Below is a listing. Quote from it, exactly, the lines from the one containing "What Plotly code" down to the one containing "import pandas as pd", both ends included, and nothing else.
:: PROVIDED RECORDS
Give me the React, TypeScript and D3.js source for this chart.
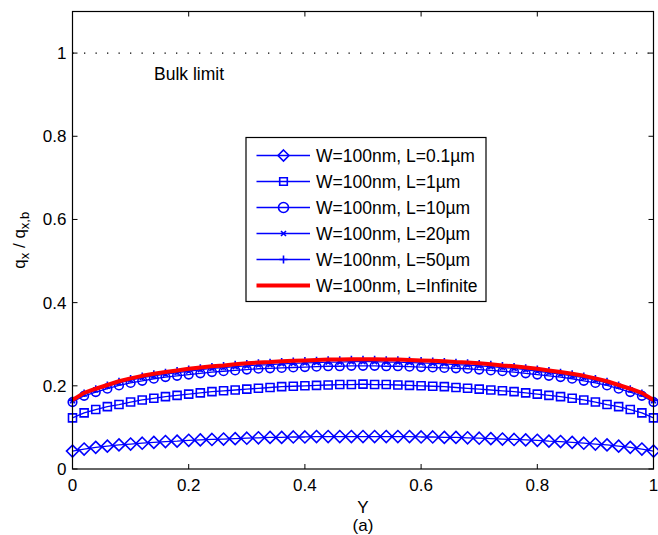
::::
:: PROVIDED RECORDS
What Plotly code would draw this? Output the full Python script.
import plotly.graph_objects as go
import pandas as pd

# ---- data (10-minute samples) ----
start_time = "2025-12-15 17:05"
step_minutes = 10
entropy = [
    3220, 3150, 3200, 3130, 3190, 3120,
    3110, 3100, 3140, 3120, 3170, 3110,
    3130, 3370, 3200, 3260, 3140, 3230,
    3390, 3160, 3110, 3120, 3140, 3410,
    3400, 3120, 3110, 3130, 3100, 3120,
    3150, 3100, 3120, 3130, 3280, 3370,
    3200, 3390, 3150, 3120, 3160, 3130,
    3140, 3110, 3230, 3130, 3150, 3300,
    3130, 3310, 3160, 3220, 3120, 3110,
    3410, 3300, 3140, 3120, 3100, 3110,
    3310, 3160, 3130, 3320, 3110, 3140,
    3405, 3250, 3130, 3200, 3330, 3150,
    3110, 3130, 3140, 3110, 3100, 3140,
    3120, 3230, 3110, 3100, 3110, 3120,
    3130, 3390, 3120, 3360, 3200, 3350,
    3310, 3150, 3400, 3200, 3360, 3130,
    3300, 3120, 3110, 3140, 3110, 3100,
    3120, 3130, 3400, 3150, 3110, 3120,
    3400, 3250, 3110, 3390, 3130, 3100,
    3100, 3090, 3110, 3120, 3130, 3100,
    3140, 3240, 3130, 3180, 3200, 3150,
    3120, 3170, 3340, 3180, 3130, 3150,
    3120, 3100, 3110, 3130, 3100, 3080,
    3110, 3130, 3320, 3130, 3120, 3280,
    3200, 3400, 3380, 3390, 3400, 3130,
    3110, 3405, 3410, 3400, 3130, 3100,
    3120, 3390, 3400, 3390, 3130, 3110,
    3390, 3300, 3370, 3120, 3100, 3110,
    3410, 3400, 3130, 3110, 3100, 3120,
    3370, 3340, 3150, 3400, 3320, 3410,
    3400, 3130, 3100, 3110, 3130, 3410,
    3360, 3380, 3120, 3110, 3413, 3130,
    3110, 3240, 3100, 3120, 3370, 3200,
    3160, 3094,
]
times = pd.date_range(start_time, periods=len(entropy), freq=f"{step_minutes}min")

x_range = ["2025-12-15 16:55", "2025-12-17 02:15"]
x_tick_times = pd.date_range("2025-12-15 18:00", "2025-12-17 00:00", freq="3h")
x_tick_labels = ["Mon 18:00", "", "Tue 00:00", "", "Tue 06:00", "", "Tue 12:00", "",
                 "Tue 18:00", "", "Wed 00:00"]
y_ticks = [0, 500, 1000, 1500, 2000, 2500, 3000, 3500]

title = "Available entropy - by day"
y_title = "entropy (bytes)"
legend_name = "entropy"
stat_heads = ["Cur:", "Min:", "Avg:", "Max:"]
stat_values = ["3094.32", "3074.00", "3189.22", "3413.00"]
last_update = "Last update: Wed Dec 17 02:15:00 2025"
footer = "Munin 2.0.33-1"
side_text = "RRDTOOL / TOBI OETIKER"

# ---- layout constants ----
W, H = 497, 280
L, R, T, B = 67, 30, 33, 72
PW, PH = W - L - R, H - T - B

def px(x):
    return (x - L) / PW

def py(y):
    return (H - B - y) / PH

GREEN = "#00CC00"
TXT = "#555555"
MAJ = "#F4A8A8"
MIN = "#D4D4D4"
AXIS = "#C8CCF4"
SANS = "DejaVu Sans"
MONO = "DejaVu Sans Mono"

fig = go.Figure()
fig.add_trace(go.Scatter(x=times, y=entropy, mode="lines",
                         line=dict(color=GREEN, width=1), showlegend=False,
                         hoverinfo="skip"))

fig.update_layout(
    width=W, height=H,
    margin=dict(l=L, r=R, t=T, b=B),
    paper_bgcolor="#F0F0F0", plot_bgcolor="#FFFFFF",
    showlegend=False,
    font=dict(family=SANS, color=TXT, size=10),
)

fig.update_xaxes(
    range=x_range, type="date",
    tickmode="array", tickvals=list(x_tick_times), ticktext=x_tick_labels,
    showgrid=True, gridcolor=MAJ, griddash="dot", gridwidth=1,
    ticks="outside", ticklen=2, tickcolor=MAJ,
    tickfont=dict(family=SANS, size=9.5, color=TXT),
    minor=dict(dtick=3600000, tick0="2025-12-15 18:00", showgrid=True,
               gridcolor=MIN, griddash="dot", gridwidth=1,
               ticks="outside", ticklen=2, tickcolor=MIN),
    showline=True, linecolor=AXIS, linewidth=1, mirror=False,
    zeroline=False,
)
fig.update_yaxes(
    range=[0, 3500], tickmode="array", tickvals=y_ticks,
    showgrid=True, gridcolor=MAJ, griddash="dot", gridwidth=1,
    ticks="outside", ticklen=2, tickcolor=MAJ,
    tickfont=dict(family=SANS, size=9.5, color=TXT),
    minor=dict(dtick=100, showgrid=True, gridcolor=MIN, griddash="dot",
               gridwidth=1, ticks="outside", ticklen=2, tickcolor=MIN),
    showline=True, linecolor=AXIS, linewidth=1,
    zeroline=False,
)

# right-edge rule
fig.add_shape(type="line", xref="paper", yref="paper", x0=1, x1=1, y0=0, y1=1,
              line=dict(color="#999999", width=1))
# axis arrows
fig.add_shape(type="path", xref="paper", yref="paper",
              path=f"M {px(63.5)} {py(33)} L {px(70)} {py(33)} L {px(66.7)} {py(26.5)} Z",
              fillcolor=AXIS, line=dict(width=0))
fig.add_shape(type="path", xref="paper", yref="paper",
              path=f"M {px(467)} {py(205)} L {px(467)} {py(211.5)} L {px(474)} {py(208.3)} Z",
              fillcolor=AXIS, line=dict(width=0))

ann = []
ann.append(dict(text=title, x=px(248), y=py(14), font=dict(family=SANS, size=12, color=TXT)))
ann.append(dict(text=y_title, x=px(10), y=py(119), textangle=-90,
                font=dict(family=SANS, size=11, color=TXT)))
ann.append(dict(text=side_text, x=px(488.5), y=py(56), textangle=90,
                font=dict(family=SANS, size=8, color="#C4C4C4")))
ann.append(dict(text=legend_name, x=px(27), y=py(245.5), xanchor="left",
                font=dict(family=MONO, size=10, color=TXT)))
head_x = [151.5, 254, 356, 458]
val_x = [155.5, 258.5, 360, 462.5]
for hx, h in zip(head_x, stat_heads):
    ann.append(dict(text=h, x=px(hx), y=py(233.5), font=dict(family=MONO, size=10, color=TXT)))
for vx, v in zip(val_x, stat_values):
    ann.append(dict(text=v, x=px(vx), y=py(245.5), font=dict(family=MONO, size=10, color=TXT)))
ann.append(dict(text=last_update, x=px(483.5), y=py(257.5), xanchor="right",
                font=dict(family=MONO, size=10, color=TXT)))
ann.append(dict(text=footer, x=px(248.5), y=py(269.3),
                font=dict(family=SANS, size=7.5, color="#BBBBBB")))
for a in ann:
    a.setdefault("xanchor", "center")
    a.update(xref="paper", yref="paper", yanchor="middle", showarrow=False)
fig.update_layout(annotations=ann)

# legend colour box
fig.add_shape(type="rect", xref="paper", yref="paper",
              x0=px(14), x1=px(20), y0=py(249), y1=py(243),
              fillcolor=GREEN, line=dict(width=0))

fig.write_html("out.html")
::::
_WRITTEN ANSWER_:
What Plotly code would draw this? Output the full Python script.
import plotly.graph_objects as go
import pandas as pd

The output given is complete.